_DATA LINES_:

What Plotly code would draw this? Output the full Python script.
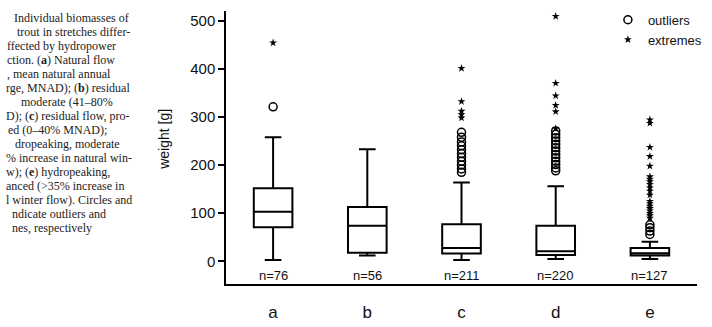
import plotly.graph_objects as go

# ---- data ----
categories = ["a", "b", "c", "d", "e"]
n_labels = ["n=76", "n=56", "n=211", "n=220", "n=127"]
q1 = [71, 18, 16.5, 13, 12]
median = [103, 74, 28, 21, 17]
q3 = [152, 113, 77, 74, 28]
lower_whisker = [3, 12, 3, 5, 5]
upper_whisker = [258, 233, 164, 156, 41]

outliers = {
    "a": [321],
    "b": [],
    "c": [268, 258, 248, 240, 232, 224, 216, 208, 200, 192, 185],
    "d": [271, 264, 257, 250, 243, 236, 229, 222, 215, 208, 201, 194, 188],
    "e": [76, 70, 63, 56],
}
extremes = {
    "a": [454],
    "b": [],
    "c": [401, 332, 312, 305, 298],
    "d": [509, 370, 344, 324, 311, 276],
    "e": [294, 287, 237, 218, 198, 176, 171, 166, 160, 153, 146, 138,
          125, 120, 115, 110, 105, 100, 95, 90],
}
y_ticks = [0, 100, 200, 300, 400, 500]

caption_lines = [
    "Individual biomasses of",
    "trout in stretches differ-",
    "ffected by hydropower",
    "ction. (<b>a</b>) Natural flow",
    ", mean natural annual",
    "rge, MNAD); (<b>b</b>) residual",
    "moderate (41–80%",
    "D); (<b>c</b>) residual flow, pro-",
    "ed (0–40% MNAD);",
    "dropeaking, moderate",
    "% increase in natural win-",
    "w); (<b>e</b>) hydropeaking,",
    "anced (>35% increase in",
    "l winter flow). Circles and",
    "ndicate outliers and",
    "nes, respectively",
]
caption_left_px = [8, 12, 1, 1, 1, 0.5, 16, 0.5, 2, 9, 0.5, 0.5, 0.5, 0.5, 6, 6]

# ---- layout geometry ----
W, H = 712, 327
ML, MR, MT, MB = 226, 5, 7, 31
PW, PH = W - ML - MR, H - MT - MB

def px_x(px):
    return (px - ML) / PW

def px_y(py):
    return (H - MB - py) / PH

fig = go.Figure()

fig.add_trace(go.Box(
    x=categories,
    q1=q1, median=median, q3=q3,
    lowerfence=lower_whisker, upperfence=upper_whisker,
    boxpoints=False,
    width=0.41,
    whiskerwidth=0.43,
    line=dict(color="black", width=2),
    fillcolor="rgba(0,0,0,0)",
    showlegend=False,
    hoverinfo="skip",
))

ox, oy, ex, ey = [], [], [], []
for c in categories:
    ox += [c] * len(outliers[c]); oy += outliers[c]
    ex += [c] * len(extremes[c]); ey += extremes[c]

fig.add_trace(go.Scatter(
    x=ox, y=oy, mode="markers", name="outliers", legend="legend",
    marker=dict(symbol="circle-open", size=8, color="black", line=dict(width=1.5)),
))
fig.add_trace(go.Scatter(
    x=ex, y=ey, mode="markers", name="extremes", legend="legend2",
    marker=dict(symbol="star", size=6, color="black"),
))

for c, lab in zip(categories, n_labels):
    fig.add_annotation(x=c, y=-29.5, xref="x", yref="y", text=lab,
                       showarrow=False, font=dict(size=13, color="#111"),
                       xanchor="center", yanchor="middle")

fig.add_annotation(x=px_x(163), y=px_y(143), xref="paper", yref="paper",
                   text="weight [g]", textangle=-90, showarrow=False,
                   font=dict(size=14, color="#111"),
                   xanchor="center", yanchor="middle")

line_h = 14.85
for i, (t, xp) in enumerate(zip(caption_lines, caption_left_px)):
    fig.add_annotation(x=px_x(xp), y=px_y(14.0 + i * line_h), xref="paper", yref="paper",
                       text=t, showarrow=False, borderpad=0,
                       font=dict(family="Liberation Serif, Times New Roman, serif",
                                 size=12.0, color="#222"),
                       xanchor="left", yanchor="middle")

leg_common = dict(xanchor="left", yanchor="middle", bgcolor="rgba(0,0,0,0)",
                  font=dict(size=13, color="#111"), tracegroupgap=0)
fig.update_layout(
    width=W, height=H,
    margin=dict(l=ML, r=MR, t=MT, b=MB, pad=0),
    paper_bgcolor="white", plot_bgcolor="white",
    font=dict(family="Liberation Sans, Arial, sans-serif", color="#111"),
    legend=dict(x=px_x(616), y=px_y(16.3), **leg_common),
    legend2=dict(x=px_x(616), y=px_y(37.3), **leg_common),
    showlegend=True,
)
fig.update_xaxes(
    type="category", categoryorder="array", categoryarray=categories,
    range=[-0.5, 4.5],
    showline=True, linecolor="black", linewidth=1.5,
    ticks="", showgrid=False, zeroline=False,
    tickfont=dict(size=17, color="#111"), ticklabelstandoff=12,
)
fig.update_yaxes(
    range=[-47, 520],
    tickvals=y_ticks, ticktext=[str(v) for v in y_ticks],
    showline=True, linecolor="black", linewidth=1.5,
    ticks="outside", ticklen=6, tickwidth=1.5, tickcolor="black",
    showgrid=False, zeroline=False,
    tickfont=dict(size=15, color="#111"),
)

fig.write_html("out.html")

_WHAT THE TASK ASKS_: The data above needs to be retyped exactly, with the images left out.

_IN RESPONSE_:
What Plotly code would draw this? Output the full Python script.
import plotly.graph_objects as go

# ---- data ----
categories = ["a", "b", "c", "d", "e"]
n_labels = ["n=76", "n=56", "n=211", "n=220", "n=127"]
q1 = [71, 18, 16.5, 13, 12]
median = [103, 74, 28, 21, 17]
q3 = [152, 113, 77, 74, 28]
lower_whisker = [3, 12, 3, 5, 5]
upper_whisker = [258, 233, 164, 156, 41]

outliers = {
    "a": [321],
    "b": [],
    "c": [268, 258, 248, 240, 232, 224, 216, 208, 200, 192, 185],
    "d": [271, 264, 257, 250, 243, 236, 229, 222, 215, 208, 201, 194, 188],
    "e": [76, 70, 63, 56],
}
extremes = {
    "a": [454],
    "b": [],
    "c": [401, 332, 312, 305, 298],
    "d": [509, 370, 344, 324, 311, 276],
    "e": [294, 287, 237, 218, 198, 176, 171, 166, 160, 153, 146, 138,
          125, 120, 115, 110, 105, 100, 95, 90],
}
y_ticks = [0, 100, 200, 300, 400, 500]

caption_lines = [
    "Individual biomasses of",
    "trout in stretches differ-",
    "ffected by hydropower",
    "ction. (<b>a</b>) Natural flow",
    ", mean natural annual",
    "rge, MNAD); (<b>b</b>) residual",
    "moderate (41–80%",
    "D); (<b>c</b>) residual flow, pro-",
    "ed (0–40% MNAD);",
    "dropeaking, moderate",
    "% increase in natural win-",
    "w); (<b>e</b>) hydropeaking,",
    "anced (>35% increase in",
    "l winter flow). Circles and",
    "ndicate outliers and",
    "nes, respectively",
]
caption_left_px = [8, 12, 1, 1, 1, 0.5, 16, 0.5, 2, 9, 0.5, 0.5, 0.5, 0.5, 6, 6]

# ---- layout geometry ----
W, H = 712, 327
ML, MR, MT, MB = 226, 5, 7, 31
PW, PH = W - ML - MR, H - MT - MB

def px_x(px):
    return (px - ML) / PW

def px_y(py):
    return (H - MB - py) / PH

fig = go.Figure()

fig.add_trace(go.Box(
    x=categories,
    q1=q1, median=median, q3=q3,
    lowerfence=lower_whisker, upperfence=upper_whisker,
    boxpoints=False,
    width=0.41,
    whiskerwidth=0.43,
    line=dict(color="black", width=2),
    fillcolor="rgba(0,0,0,0)",
    showlegend=False,
    hoverinfo="skip",
))

ox, oy, ex, ey = [], [], [], []
for c in categories:
    ox += [c] * len(outliers[c]); oy += outliers[c]
    ex += [c] * len(extremes[c]); ey += extremes[c]

fig.add_trace(go.Scatter(
    x=ox, y=oy, mode="markers", name="outliers", legend="legend",
    marker=dict(symbol="circle-open", size=8, color="black", line=dict(width=1.5)),
))
fig.add_trace(go.Scatter(
    x=ex, y=ey, mode="markers", name="extremes", legend="legend2",
    marker=dict(symbol="star", size=6, color="black"),
))

for c, lab in zip(categories, n_labels):
    fig.add_annotation(x=c, y=-29.5, xref="x", yref="y", text=lab,
                       showarrow=False, font=dict(size=13, color="#111"),
                       xanchor="center", yanchor="middle")

fig.add_annotation(x=px_x(163), y=px_y(143), xref="paper", yref="paper",
                   text="weight [g]", textangle=-90, showarrow=False,
                   font=dict(size=14, color="#111"),
                   xanchor="center", yanchor="middle")

line_h = 14.85
for i, (t, xp) in enumerate(zip(caption_lines, caption_left_px)):
    fig.add_annotation(x=px_x(xp), y=px_y(14.0 + i * line_h), xref="paper", yref="paper",
                       text=t, showarrow=False, borderpad=0,
                       font=dict(family="Liberation Serif, Times New Roman, serif",
                                 size=12.0, color="#222"),
                       xanchor="left", yanchor="middle")

leg_common = dict(xanchor="left", yanchor="middle", bgcolor="rgba(0,0,0,0)",
                  font=dict(size=13, color="#111"), tracegroupgap=0)
fig.update_layout(
    width=W, height=H,
    margin=dict(l=ML, r=MR, t=MT, b=MB, pad=0),
    paper_bgcolor="white", plot_bgcolor="white",
    font=dict(family="Liberation Sans, Arial, sans-serif", color="#111"),
    legend=dict(x=px_x(616), y=px_y(16.3), **leg_common),
    legend2=dict(x=px_x(616), y=px_y(37.3), **leg_common),
    showlegend=True,
)
fig.update_xaxes(
    type="category", categoryorder="array", categoryarray=categories,
    range=[-0.5, 4.5],
    showline=True, linecolor="black", linewidth=1.5,
    ticks="", showgrid=False, zeroline=False,
    tickfont=dict(size=17, color="#111"), ticklabelstandoff=12,
)
fig.update_yaxes(
    range=[-47, 520],
    tickvals=y_ticks, ticktext=[str(v) for v in y_ticks],
    showline=True, linecolor="black", linewidth=1.5,
    ticks="outside", ticklen=6, tickwidth=1.5, tickcolor="black",
    showgrid=False, zeroline=False,
    tickfont=dict(size=15, color="#111"),
)

fig.write_html("out.html")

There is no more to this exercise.